* [Work to complete]:
Skip every picture and transcribe the remaining material exactly.

-- Start --

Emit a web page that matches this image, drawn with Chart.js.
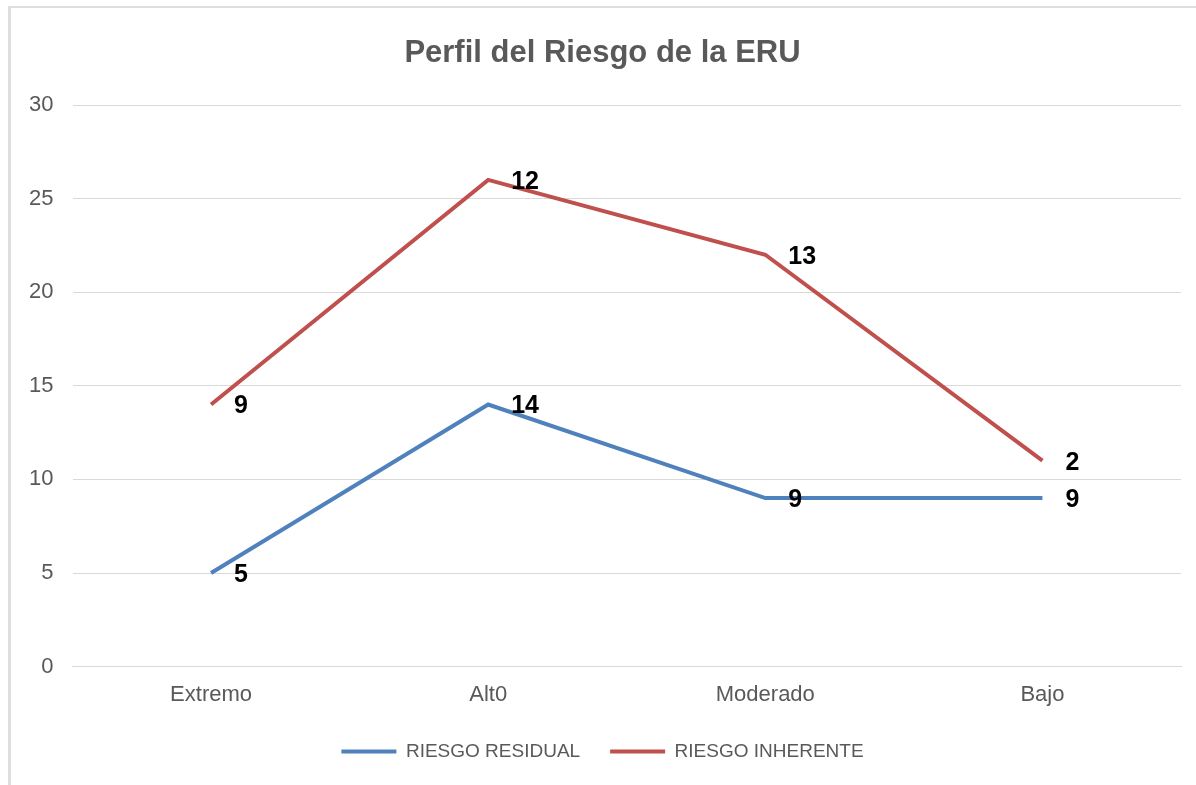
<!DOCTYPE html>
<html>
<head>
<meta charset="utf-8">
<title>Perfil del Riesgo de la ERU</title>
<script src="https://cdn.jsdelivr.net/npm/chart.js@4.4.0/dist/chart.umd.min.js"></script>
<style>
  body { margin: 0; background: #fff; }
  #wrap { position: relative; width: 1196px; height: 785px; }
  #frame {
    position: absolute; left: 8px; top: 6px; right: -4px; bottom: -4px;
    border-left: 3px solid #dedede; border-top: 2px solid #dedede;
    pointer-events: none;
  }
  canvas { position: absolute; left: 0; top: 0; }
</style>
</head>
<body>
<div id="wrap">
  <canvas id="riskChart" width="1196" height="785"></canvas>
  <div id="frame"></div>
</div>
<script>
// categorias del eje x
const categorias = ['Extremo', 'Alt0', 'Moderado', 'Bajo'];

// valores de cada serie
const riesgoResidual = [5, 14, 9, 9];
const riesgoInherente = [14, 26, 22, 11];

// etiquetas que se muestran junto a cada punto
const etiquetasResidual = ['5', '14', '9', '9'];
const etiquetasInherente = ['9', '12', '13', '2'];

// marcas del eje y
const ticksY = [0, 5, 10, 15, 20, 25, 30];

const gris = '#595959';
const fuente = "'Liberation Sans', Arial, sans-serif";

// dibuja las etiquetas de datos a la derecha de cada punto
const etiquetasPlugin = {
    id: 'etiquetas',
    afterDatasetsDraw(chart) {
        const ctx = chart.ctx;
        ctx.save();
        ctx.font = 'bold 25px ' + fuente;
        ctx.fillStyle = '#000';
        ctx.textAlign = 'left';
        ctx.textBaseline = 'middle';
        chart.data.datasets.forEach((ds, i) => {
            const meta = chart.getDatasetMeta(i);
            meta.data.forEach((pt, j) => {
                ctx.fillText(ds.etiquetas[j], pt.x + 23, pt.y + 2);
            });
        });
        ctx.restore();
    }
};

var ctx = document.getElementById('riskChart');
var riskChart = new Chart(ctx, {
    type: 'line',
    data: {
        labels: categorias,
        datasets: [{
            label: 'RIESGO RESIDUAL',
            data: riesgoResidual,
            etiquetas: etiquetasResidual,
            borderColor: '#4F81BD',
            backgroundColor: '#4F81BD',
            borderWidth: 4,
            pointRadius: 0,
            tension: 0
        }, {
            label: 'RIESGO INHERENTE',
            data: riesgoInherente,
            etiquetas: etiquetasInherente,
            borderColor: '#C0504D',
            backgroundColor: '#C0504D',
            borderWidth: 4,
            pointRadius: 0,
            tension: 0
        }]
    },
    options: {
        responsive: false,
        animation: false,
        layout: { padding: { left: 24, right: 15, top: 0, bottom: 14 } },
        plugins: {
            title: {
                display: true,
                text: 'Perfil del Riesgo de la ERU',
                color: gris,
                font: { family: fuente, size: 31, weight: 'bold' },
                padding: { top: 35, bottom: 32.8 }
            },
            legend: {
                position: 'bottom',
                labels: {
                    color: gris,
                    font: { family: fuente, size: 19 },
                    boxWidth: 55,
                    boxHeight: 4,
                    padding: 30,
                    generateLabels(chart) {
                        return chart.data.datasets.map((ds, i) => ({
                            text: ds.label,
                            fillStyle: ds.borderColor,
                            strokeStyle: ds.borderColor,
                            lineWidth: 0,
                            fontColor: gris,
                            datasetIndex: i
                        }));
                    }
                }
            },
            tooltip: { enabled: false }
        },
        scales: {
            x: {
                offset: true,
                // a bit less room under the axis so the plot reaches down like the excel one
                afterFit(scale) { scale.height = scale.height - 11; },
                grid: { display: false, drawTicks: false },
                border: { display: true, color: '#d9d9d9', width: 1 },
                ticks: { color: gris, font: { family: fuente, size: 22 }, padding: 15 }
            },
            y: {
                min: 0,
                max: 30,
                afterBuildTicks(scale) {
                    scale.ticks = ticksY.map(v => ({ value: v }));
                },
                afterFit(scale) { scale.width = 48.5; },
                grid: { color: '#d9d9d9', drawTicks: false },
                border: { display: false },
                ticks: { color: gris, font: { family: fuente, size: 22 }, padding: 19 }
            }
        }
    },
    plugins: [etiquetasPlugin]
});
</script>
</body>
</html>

-- End --

* [In response]:
Emit a web page that matches this image, drawn with Chart.js.
<!DOCTYPE html>
<html>
<head>
<meta charset="utf-8">
<title>Perfil del Riesgo de la ERU</title>
<script src="https://cdn.jsdelivr.net/npm/chart.js@4.4.0/dist/chart.umd.min.js"></script>
<style>
  body { margin: 0; background: #fff; }
  #wrap { position: relative; width: 1196px; height: 785px; }
  #frame {
    position: absolute; left: 8px; top: 6px; right: -4px; bottom: -4px;
    border-left: 3px solid #dedede; border-top: 2px solid #dedede;
    pointer-events: none;
  }
  canvas { position: absolute; left: 0; top: 0; }
</style>
</head>
<body>
<div id="wrap">
  <canvas id="riskChart" width="1196" height="785"></canvas>
  <div id="frame"></div>
</div>
<script>
// categorias del eje x
const categorias = ['Extremo', 'Alt0', 'Moderado', 'Bajo'];

// valores de cada serie
const riesgoResidual = [5, 14, 9, 9];
const riesgoInherente = [14, 26, 22, 11];

// etiquetas que se muestran junto a cada punto
const etiquetasResidual = ['5', '14', '9', '9'];
const etiquetasInherente = ['9', '12', '13', '2'];

// marcas del eje y
const ticksY = [0, 5, 10, 15, 20, 25, 30];

const gris = '#595959';
const fuente = "'Liberation Sans', Arial, sans-serif";

// dibuja las etiquetas de datos a la derecha de cada punto
const etiquetasPlugin = {
    id: 'etiquetas',
    afterDatasetsDraw(chart) {
        const ctx = chart.ctx;
        ctx.save();
        ctx.font = 'bold 25px ' + fuente;
        ctx.fillStyle = '#000';
        ctx.textAlign = 'left';
        ctx.textBaseline = 'middle';
        chart.data.datasets.forEach((ds, i) => {
            const meta = chart.getDatasetMeta(i);
            meta.data.forEach((pt, j) => {
                ctx.fillText(ds.etiquetas[j], pt.x + 23, pt.y + 2);
            });
        });
        ctx.restore();
    }
};

var ctx = document.getElementById('riskChart');
var riskChart = new Chart(ctx, {
    type: 'line',
    data: {
        labels: categorias,
        datasets: [{
            label: 'RIESGO RESIDUAL',
            data: riesgoResidual,
            etiquetas: etiquetasResidual,
            borderColor: '#4F81BD',
            backgroundColor: '#4F81BD',
            borderWidth: 4,
            pointRadius: 0,
            tension: 0
        }, {
            label: 'RIESGO INHERENTE',
            data: riesgoInherente,
            etiquetas: etiquetasInherente,
            borderColor: '#C0504D',
            backgroundColor: '#C0504D',
            borderWidth: 4,
            pointRadius: 0,
            tension: 0
        }]
    },
    options: {
        responsive: false,
        animation: false,
        layout: { padding: { left: 24, right: 15, top: 0, bottom: 14 } },
        plugins: {
            title: {
                display: true,
                text: 'Perfil del Riesgo de la ERU',
                color: gris,
                font: { family: fuente, size: 31, weight: 'bold' },
                padding: { top: 35, bottom: 32.8 }
            },
            legend: {
                position: 'bottom',
                labels: {
                    color: gris,
                    font: { family: fuente, size: 19 },
                    boxWidth: 55,
                    boxHeight: 4,
                    padding: 30,
                    generateLabels(chart) {
                        return chart.data.datasets.map((ds, i) => ({
                            text: ds.label,
                            fillStyle: ds.borderColor,
                            strokeStyle: ds.borderColor,
                            lineWidth: 0,
                            fontColor: gris,
                            datasetIndex: i
                        }));
                    }
                }
            },
            tooltip: { enabled: false }
        },
        scales: {
            x: {
                offset: true,
                // a bit less room under the axis so the plot reaches down like the excel one
                afterFit(scale) { scale.height = scale.height - 11; },
                grid: { display: false, drawTicks: false },
                border: { display: true, color: '#d9d9d9', width: 1 },
                ticks: { color: gris, font: { family: fuente, size: 22 }, padding: 15 }
            },
            y: {
                min: 0,
                max: 30,
                afterBuildTicks(scale) {
                    scale.ticks = ticksY.map(v => ({ value: v }));
                },
                afterFit(scale) { scale.width = 48.5; },
                grid: { color: '#d9d9d9', drawTicks: false },
                border: { display: false },
                ticks: { color: gris, font: { family: fuente, size: 22 }, padding: 19 }
            }
        }
    },
    plugins: [etiquetasPlugin]
});
</script>
</body>
</html>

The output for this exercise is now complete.